In terms of sheer workout intensity, EA Sports Active blows Wii Fit out of the water. The latter’s exercises revolve around balance and calisthenics, and fail to achieve the intensity I like in a work out – I ended up using Wii Fit as a warm-up before my evening run. In comparison, EA Sports Active offer three workout intensities: easy, medium, and hard. Being a manly man, I picked hard, and broke a decent sweat doing it too. Nintendo’s offering is a good fit – pun intended – for anyone that that has practically no exercise in their daily routine, while moderately active people – pun intended – will prefer EA Sports Active.

An active man like me needs an intense workout! Oh yeah!

Active also slams Wii Fit when it comes to workout variety. Nintendo’s offering has 15 yoga and 12 muscle exercises, which are metered out as players spend time with the game. These lose their freshness after just a month or two, while in just a week’s time I’ve already participated in a greater variety of exercises with EA Sports Active.

Presentation is more of a toss-up, depending on the exerciser’s proclivities. EA Sports Active is perpetually on a sugar high. Warm colors, bright music, trainers constantly telling you how much you’re owning on an exercise – it might motivate some, but it’s borderline annoying for me. Luckily users can adjust the level of feedback, which is very hand for when they start repeating themselves. In contrast, Wii Fit is more relaxed and sterile. Virtual workout spaces are simple, trainers are expressionless mannequins, and feedback is temperate. While Active’s high tempo was refreshing at first, by now it’s starting to wear pretty thin.

EA Sports Active may trump Wii Fit for intensity and variety, but surprisingly it has no weight management or tracking features. For people that already own Wii Fit, that’s not really a problem since they can just install the Wii Fit channel and get the best of both worlds without swapping discs. Still, it would’ve been nice to have a barebones weighing function within Active to circumvent the cumbersome, bloated Wii Fit body test process. Hearing that my balance is 0.6% to the left was interesting the first time round – now I use the time to measure how fast I can mash the A button.

OMG WII FIT THAT IS SO INTERESTING PLEASE NEVER STOP TELLING ME THIS

There are annoyances with both games. First off, EA Sports Active isn’t perfect about motion recognition. While I understand the technical difficulties of interpreting ambiguous Wii Remote signals correctly, I can’t sympathize when the trainer tells me that I suck at squats while I’ve been holding one for half a minute. Active’s also very fickle when it comes to the Balance Board. I own one, and have selected to use it, but I often get the ‘no Balance Board’ variant of exercise as opposed to the ones that include it. Additionally, Active’s in-exercise controls are activated by holding down buttons, something I frequently do by accident. As far as Wii Fit goes, the first and most egregious problem I noticed with it was the inability to mute the music. I enjoy working out to music I like, and that isn’t compulsory docile electronica, Wii Fit. Thankfully Active lets you create custom playlists from a bank of generic music, or mute it entirely.

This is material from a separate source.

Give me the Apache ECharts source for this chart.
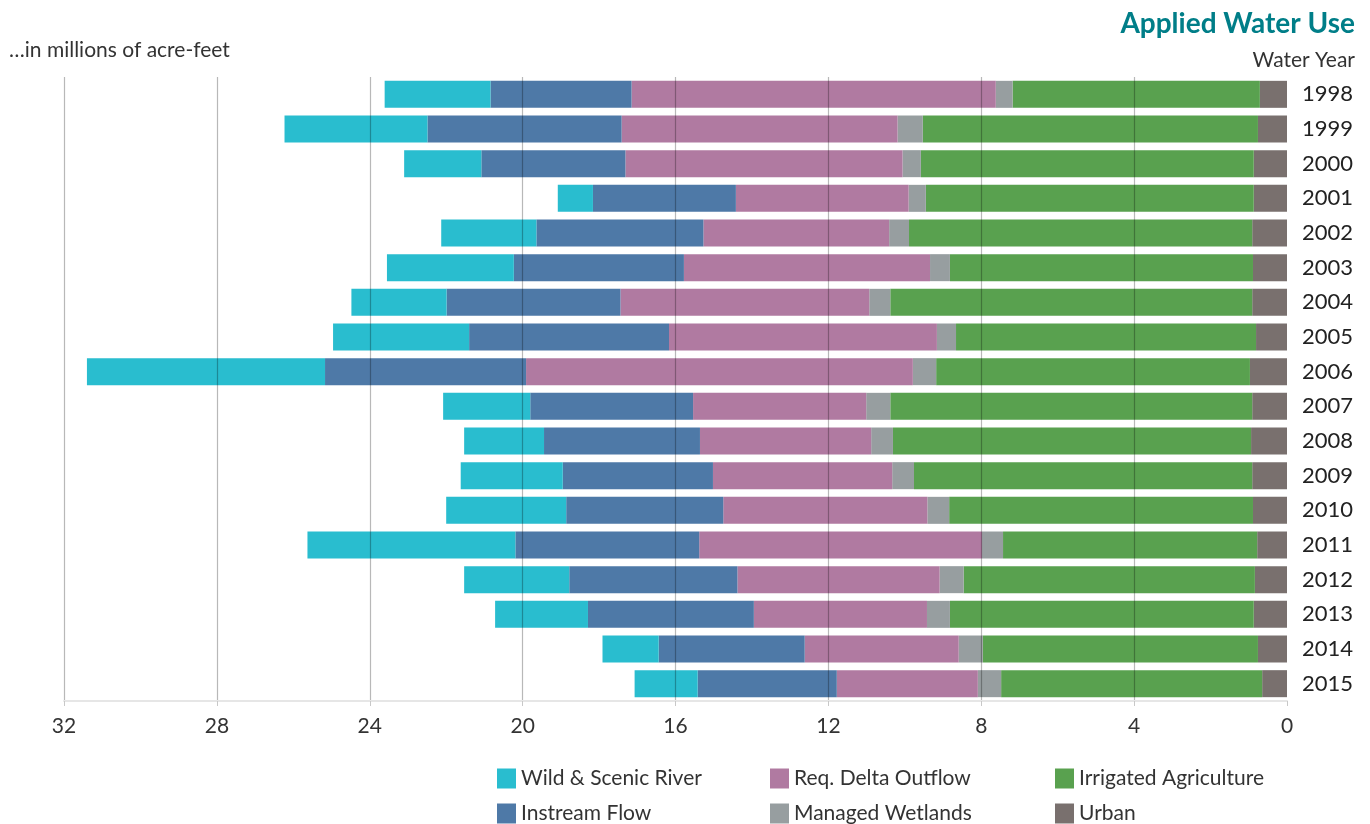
<!DOCTYPE html>
<html>
<head>
<meta charset="utf-8">
<script src="https://cdn.jsdelivr.net/npm/echarts@6/dist/echarts.min.js"></script>
<style>
html,body{margin:0;padding:0;background:#fff;}
#chart{width:1370px;height:824px;}
</style>
</head>
<body>
<div id="chart"></div>
<script>
const years = ['1998','1999','2000','2001','2002','2003','2004','2005','2006','2007','2008','2009','2010','2011','2012','2013','2014','2015'];
const xTicks = [0,4,8,12,16,20,24,28,32];
const urban       = [0.71,0.76,0.87,0.87,0.91,0.89,0.91,0.81,0.97,0.91,0.94,0.91,0.89,0.78,0.84,0.87,0.76,0.65];
const irrigatedAg = [6.47,8.77,8.71,8.58,8.98,7.93,9.47,7.85,8.21,9.47,9.37,8.85,7.95,6.65,7.62,7.95,7.20,6.83];
const wetlands    = [0.44,0.66,0.48,0.45,0.52,0.52,0.55,0.50,0.61,0.63,0.57,0.57,0.57,0.55,0.63,0.60,0.63,0.61];
const deltaOut    = [9.53,7.22,7.25,4.52,4.86,6.44,6.51,7.01,10.12,4.53,4.48,4.69,5.34,7.40,5.29,4.53,4.03,3.69];
const instream    = [3.69,5.08,3.77,3.74,4.37,4.45,4.55,5.23,5.26,4.26,4.08,3.93,4.11,4.81,4.40,4.34,3.82,3.64];
const wildScenic  = [2.77,3.74,2.02,0.92,2.49,3.32,2.49,3.56,6.23,2.28,2.09,2.67,3.14,5.44,2.75,2.43,1.47,1.65];

const FONT = 'Lato, "Noto Sans", sans-serif';
const chart = echarts.init(document.getElementById('chart'), null, {renderer:'canvas'});

function s(name, data, color){
  return {name, type:'bar', stack:'total', data, barWidth:27,
    itemStyle:{color}, emphasis:{disabled:true}, z:2};
}

const legendBase = {orient:'vertical', itemWidth:19, itemHeight:20, itemGap:14, padding:0,
  icon:'rect', textStyle:{fontFamily:FONT, fontSize:21, color:'#333'}, top:768, selectedMode:false};

chart.setOption({
  animation:false,
  title:[
    {text:'Applied Water Use', right:10, top:5, textStyle:{fontFamily:FONT, fontSize:28, fontWeight:'bold', color:'#007E88'}},
    {text:'Water Year', right:10, top:45, textStyle:{fontFamily:FONT, fontSize:21, fontWeight:'normal', color:'#333'}},
    {text:'…in millions of acre-feet', left:4, top:35, textStyle:{fontFamily:FONT, fontSize:21, fontWeight:'normal', color:'#333'}}
  ],
  legend:[
    Object.assign({}, legendBase, {left:497, data:['Wild & Scenic River','Instream Flow']}),
    Object.assign({}, legendBase, {left:770, data:['Req. Delta Outflow','Managed Wetlands']}),
    Object.assign({}, legendBase, {left:1055, data:['Irrigated Agriculture','Urban']})
  ],
  grid:{left:64, right:83, top:77, bottom:123, containLabel:false},
  xAxis:{
    type:'value', inverse:true, min:xTicks[0], max:xTicks[xTicks.length-1], interval:4, z:5,
    axisLine:{show:true, lineStyle:{color:'#e6e6e6', width:2}},
    axisTick:{show:true, length:5, lineStyle:{color:'#c8c8c8'}},
    axisLabel:{fontFamily:FONT, fontSize:21, color:'#333', margin:15},
    splitLine:{show:true, showMinLine:false, lineStyle:{color:'rgba(0,0,0,0.28)', width:1.2}}
  },
  yAxis:{
    type:'category', data:years, inverse:true, position:'right',
    axisLine:{show:false}, axisTick:{show:false},
    axisLabel:{fontFamily:FONT, fontSize:22, color:'#222', margin:15}
  },
  series:[
    s('Urban', urban, '#79706E'),
    s('Irrigated Agriculture', irrigatedAg, '#59A14F'),
    s('Managed Wetlands', wetlands, '#979EA0'),
    s('Req. Delta Outflow', deltaOut, '#B07AA1'),
    s('Instream Flow', instream, '#4E79A7'),
    s('Wild & Scenic River', wildScenic, '#29BDCF')
  ]
});
</script>
</body>
</html>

But what’s the biggest oversight for both games? Neither adequately features nutrition, and I expected more features to do with it. Perhaps a calorie planner, or a diet guide, or a quick survey to approximate daily metabolic rate followed by a proposal of a daily caloric amount to help players reach their goal of weight loss. Given that diet is a bigger factor than exercise when it comes to weight loss, and that goes double for America, the absence of such features is striking.

When it comes to recommendations, though, there’s no contest. Active provides more variety and functionality, provided that tracking weight isn’t a necessity. While Wii Fit’s balance board may justify the purchase to those interested in hardware, Wii Fit as software has been bested.